Custodire fa rima con costruire
«È dalle relazioni umane, dalla nostra relazione, dai nostri “legami” con il creato, con il prossimo, sia esso lontano o vicino nello spazio, con noi stessi e con il Creatore» che dipende la nostra felicità. Questi legami «possono essere fortificati solo attraverso l’Amore e quindi attraverso un atteggiamento responsabile di “cura”, che si manifesta anche nei confronti della nostra casa comune». Quando ho letto queste parole del cardinale Pietro Parolin, pronunciate durante la lectio magistralis con cui ha aperto il Festival dell’ecologia integrale nel 2021, mi sono sentito in famiglia. Centralità della relazione nell’azione educativa, l’interdipendenza con la natura, il servizio vissuto come responsabilità… è tutto un lessico che ci è proprio. Ma quanto siamo in grado di raccontare che è questa la strada per una felicità piena? Sinceramente, io credo tanto. La Partenza è una vera e propria patente da muratori del Regno. Con le tre scelte, proponiamo che il percorso della nostra vita adulta sia vissuto all’interno di una fratellanza in grado di prendersi cura della nostra casa comune. Don Tonino Bello diceva che il battezzato è colui che ha coscienza della propria responsabilità del mondo. Diciamo che le tre scelte della Partenza sono vere e proprie linee di campo magnetico per orientare la nostra bussola, nel momento in cui stiamo svalicando verso l’essere adulti.

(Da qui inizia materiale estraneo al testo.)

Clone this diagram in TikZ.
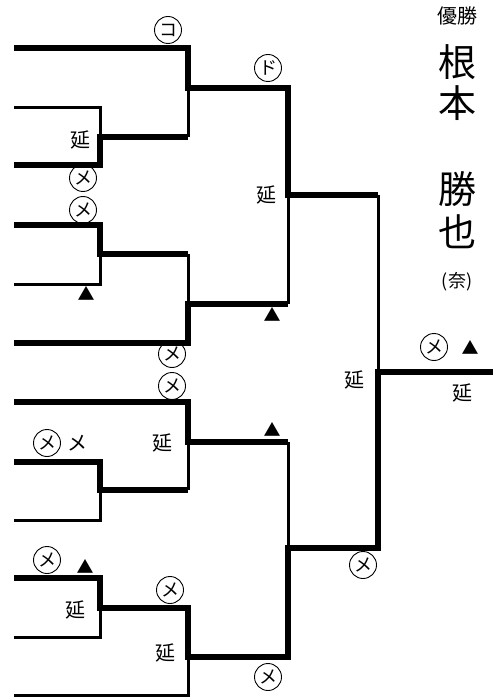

Prendendo quindi il largo nel mare dell’autonomia, nel mondo di oggi troviamo venti che spingono verso tutte le direzioni. Capita di navigare per correnti diverse rispetto a quelle conosciute attraverso la propria famiglia e le comunità cui, fino ad allora, si apparteneva. Questo fisiologico processo di de-satellizzazione può pervadere tutti gli ambiti, spirituale, relazionali e di studio/lavorativo. In questa navigazione, avere occasione di ripensare anno dopo anno a ciò che le scelte della Partenza richiedono aiuta a tenere la barra nella direzione della felicità, per come l’abbiamo descritta in incipit. Difficile sia una strada dritta o un sentiero ben individuabile da lontano. Così ce la prefiguriamo in testa. Nella realtà, si impara a proprie spese l’andatura di bolina. E gli umili (termine con cui don Tonino indicava i poveri) sono spesso i veri maestri nell’arte di affrontare venti e correnti contrarie senza scuffiare.
Da educatori viviamo questa responsabilità in doppia misura, rispondendo delle nostre scelte non solo a noi (e a chi ci vuole bene e a Dio), ma in una certa misura anche verso i ragazzi con cui facciamo servizio. Il futuro è loro – non abbiamo desideri di protagonismo – ma dobbiamo essere consapevoli che costruiranno con ciò che sapremo dargli. San Francesco d’Assisi diceva «predicate il Vangelo, e se è proprio necessario usate anche le parole». L’esemplarità di noi adulti non può venire meno. Il futuro cresce nelle foglie, ma nasce dalle radici. Un’esemplarità da vivere attraverso relazioni sincere, tese a ridurre la distanza tra adulto e giovane, e che si alimentano della costante curiosità di scoprire la ricchezza dell’altro.
Un’esemplarità che dimostri anche come sia necessario vivere il cambiamento. Di fronte ai tanti allarmi che provengono dal mondo giovanile, sentiamo che spesso sono i ragazzi quelli incolpati per la loro infelicità e solitudine. Ma questi sentimenti nascono e si sviluppano in un mondo che abbiamo interpretato innanzitutto noi adulti. Oltre a raccontargli la strada per la felicità e mostrargli che può essere percorsa, dovremmo porre le condizioni perché un costante rinnovamento sia possibile. In politica, in famiglia, nella scuola, e anche nello scautismo. Saranno poi i giovani a partecipare al cambiamento con la loro passione per il futuro. La Chiesa, al servizio della felicità, ha aperto la strada invitando a percorsi di cambiamento partecipati nelle diocesi attraverso il cammino sinodale. Rispetto alla nostra casa comune, custodire fa rima allora con costruire. La manutenzione ordinaria lasciamola per le cose di poco conto.
La maggior parte dei pensieri di questo articolo nascono da una bellissima chiacchierata di redazione con don Ignazio Pansini, compagno di vita e di servizio di don Tonino Bello.